**Directions**
Do not repeat pictures. Repeat exactly the lines of the listing below from its first line through the line with "t_exp = np.round(np.arange(0.1, 13.51, 0.2), 1)".

-----

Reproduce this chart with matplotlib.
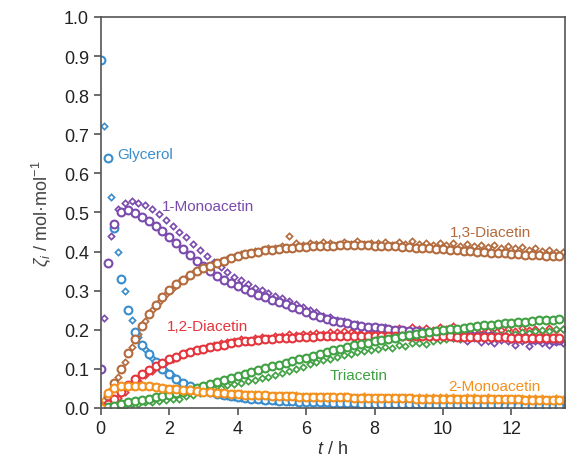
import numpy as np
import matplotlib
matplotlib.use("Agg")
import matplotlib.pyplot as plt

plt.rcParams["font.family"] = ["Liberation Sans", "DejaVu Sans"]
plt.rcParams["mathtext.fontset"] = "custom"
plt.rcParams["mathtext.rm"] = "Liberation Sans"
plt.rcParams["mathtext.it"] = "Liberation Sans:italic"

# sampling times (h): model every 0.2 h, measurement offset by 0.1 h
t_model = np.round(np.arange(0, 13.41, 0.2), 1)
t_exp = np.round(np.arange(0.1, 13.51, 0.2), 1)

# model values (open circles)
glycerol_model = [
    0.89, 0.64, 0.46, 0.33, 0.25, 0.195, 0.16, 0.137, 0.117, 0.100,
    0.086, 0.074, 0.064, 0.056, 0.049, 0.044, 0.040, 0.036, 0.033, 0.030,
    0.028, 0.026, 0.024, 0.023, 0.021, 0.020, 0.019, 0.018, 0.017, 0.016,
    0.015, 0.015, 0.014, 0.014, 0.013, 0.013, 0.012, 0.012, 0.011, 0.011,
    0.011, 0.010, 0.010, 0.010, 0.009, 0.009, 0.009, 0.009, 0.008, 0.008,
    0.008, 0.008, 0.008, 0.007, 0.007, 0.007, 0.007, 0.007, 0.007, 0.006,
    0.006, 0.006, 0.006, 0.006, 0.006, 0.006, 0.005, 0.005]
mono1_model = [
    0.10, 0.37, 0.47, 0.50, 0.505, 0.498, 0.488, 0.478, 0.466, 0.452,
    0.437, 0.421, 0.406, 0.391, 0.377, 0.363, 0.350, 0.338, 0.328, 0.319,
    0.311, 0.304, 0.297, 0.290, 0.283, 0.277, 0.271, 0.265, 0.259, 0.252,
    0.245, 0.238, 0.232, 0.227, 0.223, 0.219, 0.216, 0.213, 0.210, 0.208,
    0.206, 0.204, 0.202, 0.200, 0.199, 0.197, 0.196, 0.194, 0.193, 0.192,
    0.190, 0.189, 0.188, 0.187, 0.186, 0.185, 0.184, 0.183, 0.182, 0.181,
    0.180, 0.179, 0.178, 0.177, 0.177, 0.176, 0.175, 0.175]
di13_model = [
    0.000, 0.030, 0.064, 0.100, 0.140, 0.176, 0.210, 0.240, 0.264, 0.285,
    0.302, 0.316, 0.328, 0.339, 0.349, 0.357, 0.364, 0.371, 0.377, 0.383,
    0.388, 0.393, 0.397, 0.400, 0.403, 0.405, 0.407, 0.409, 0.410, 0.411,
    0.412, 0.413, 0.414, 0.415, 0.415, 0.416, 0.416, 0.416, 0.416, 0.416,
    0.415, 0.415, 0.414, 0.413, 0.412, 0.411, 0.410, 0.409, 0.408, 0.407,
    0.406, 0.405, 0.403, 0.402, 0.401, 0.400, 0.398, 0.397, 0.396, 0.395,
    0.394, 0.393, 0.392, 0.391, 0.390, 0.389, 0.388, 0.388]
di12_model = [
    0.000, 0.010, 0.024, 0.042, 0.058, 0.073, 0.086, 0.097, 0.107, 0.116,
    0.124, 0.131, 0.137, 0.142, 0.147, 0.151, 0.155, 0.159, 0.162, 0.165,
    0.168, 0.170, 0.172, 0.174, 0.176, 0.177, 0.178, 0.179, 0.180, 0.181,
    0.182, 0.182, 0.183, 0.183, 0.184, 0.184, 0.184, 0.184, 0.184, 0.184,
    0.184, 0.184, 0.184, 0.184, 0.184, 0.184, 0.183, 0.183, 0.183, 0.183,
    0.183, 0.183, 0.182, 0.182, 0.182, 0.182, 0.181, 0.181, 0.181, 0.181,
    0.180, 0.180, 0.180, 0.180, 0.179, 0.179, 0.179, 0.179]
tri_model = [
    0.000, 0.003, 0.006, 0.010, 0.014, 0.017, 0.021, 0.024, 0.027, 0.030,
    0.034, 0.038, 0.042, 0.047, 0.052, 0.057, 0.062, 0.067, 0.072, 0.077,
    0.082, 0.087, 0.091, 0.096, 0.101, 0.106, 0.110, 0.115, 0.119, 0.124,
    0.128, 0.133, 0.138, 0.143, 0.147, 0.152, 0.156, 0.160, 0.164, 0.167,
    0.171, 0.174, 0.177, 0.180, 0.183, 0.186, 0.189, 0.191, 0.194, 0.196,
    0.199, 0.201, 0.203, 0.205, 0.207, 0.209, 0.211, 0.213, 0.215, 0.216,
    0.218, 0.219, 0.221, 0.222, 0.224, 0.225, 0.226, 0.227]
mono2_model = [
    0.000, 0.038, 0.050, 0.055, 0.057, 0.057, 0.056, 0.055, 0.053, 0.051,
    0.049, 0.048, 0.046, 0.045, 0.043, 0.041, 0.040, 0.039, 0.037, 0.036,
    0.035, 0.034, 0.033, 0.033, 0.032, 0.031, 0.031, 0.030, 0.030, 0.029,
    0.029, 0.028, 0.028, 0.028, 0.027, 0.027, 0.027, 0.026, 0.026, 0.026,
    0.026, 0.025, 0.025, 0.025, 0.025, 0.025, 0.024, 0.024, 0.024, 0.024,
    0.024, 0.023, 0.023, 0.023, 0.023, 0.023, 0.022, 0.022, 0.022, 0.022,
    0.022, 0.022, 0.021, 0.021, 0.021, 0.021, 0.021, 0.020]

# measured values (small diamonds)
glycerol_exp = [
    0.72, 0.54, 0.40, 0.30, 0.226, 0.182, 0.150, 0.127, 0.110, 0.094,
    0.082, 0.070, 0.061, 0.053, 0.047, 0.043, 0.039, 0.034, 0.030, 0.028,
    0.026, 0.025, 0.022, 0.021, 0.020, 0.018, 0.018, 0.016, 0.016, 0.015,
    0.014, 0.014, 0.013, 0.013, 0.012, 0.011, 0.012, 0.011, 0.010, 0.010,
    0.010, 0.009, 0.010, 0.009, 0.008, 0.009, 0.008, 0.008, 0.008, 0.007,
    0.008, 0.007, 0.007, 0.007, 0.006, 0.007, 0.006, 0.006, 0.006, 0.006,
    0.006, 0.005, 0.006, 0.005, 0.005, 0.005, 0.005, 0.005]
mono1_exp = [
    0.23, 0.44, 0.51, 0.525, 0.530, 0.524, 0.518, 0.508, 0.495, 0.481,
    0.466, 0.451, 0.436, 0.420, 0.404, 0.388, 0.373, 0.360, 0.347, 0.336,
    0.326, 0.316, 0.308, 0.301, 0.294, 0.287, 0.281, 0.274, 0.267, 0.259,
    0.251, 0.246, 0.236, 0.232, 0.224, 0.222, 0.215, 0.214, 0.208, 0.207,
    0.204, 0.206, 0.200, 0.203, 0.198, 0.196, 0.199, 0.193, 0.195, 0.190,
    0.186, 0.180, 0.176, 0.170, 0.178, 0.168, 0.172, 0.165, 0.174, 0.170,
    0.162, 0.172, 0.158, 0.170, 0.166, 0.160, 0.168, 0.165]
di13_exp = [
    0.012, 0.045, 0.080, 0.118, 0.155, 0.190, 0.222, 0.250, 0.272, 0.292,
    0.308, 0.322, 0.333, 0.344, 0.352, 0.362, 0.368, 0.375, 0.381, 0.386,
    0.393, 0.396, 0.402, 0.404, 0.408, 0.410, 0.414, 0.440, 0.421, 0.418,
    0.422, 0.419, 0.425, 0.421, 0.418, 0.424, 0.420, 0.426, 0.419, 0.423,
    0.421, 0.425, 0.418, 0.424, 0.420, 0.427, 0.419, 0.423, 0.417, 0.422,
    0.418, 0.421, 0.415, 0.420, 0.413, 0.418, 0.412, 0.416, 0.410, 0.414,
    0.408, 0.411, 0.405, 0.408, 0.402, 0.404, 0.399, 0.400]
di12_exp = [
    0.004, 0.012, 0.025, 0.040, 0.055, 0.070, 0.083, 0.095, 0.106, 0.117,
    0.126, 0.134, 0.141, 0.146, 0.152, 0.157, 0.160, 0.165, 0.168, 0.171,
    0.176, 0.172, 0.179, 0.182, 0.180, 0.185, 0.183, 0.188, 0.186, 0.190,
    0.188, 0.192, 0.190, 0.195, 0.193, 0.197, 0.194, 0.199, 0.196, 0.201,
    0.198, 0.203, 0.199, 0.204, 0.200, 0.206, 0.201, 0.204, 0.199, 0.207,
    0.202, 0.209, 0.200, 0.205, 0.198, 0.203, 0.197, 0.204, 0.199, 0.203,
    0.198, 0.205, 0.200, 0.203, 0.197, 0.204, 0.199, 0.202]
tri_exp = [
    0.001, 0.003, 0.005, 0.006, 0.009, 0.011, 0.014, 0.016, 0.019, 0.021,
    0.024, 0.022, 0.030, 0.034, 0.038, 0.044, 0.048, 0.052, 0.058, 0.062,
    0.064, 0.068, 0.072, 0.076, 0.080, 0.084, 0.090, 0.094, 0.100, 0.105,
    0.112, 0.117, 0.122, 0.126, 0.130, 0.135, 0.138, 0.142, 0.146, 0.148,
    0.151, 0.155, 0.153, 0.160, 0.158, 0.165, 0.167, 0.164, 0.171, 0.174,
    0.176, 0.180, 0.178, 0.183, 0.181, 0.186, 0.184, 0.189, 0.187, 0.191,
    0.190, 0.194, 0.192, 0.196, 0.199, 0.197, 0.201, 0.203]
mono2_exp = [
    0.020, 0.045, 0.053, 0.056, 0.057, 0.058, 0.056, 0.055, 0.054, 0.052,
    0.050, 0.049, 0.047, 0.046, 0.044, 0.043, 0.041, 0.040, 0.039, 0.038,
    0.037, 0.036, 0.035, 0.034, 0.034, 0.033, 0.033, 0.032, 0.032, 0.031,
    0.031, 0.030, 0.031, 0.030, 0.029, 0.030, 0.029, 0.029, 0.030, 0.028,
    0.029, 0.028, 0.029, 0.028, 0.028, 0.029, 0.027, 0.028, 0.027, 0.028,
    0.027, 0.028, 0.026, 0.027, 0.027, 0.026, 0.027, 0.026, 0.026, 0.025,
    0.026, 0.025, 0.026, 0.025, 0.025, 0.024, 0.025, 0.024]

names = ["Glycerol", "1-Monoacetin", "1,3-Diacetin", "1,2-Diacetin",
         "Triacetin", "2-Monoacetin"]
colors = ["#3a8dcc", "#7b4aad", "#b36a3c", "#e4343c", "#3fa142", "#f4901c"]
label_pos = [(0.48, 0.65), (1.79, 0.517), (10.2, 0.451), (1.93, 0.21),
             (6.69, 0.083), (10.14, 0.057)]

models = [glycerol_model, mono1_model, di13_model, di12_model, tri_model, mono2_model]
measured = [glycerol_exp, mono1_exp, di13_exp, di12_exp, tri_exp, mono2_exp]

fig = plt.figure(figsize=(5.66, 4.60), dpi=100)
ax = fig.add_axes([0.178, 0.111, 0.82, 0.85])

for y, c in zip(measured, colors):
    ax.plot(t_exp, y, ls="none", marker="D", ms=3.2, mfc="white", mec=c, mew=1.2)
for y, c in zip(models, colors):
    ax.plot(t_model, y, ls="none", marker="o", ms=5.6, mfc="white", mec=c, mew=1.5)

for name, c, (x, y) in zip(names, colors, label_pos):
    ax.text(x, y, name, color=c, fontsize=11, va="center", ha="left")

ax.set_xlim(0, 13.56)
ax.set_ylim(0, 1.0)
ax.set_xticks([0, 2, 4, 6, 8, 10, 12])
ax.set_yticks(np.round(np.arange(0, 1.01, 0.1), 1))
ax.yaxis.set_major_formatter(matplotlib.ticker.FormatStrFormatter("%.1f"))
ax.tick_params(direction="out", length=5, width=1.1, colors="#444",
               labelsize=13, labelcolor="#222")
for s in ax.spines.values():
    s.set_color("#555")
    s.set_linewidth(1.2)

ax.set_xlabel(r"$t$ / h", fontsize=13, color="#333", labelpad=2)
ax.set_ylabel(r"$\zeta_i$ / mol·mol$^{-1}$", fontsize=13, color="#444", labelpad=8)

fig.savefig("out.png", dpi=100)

-----

**Response to this task**
Reproduce this chart with matplotlib.
import numpy as np
import matplotlib
matplotlib.use("Agg")
import matplotlib.pyplot as plt

plt.rcParams["font.family"] = ["Liberation Sans", "DejaVu Sans"]
plt.rcParams["mathtext.fontset"] = "custom"
plt.rcParams["mathtext.rm"] = "Liberation Sans"
plt.rcParams["mathtext.it"] = "Liberation Sans:italic"

# sampling times (h): model every 0.2 h, measurement offset by 0.1 h
t_model = np.round(np.arange(0, 13.41, 0.2), 1)
t_exp = np.round(np.arange(0.1, 13.51, 0.2), 1)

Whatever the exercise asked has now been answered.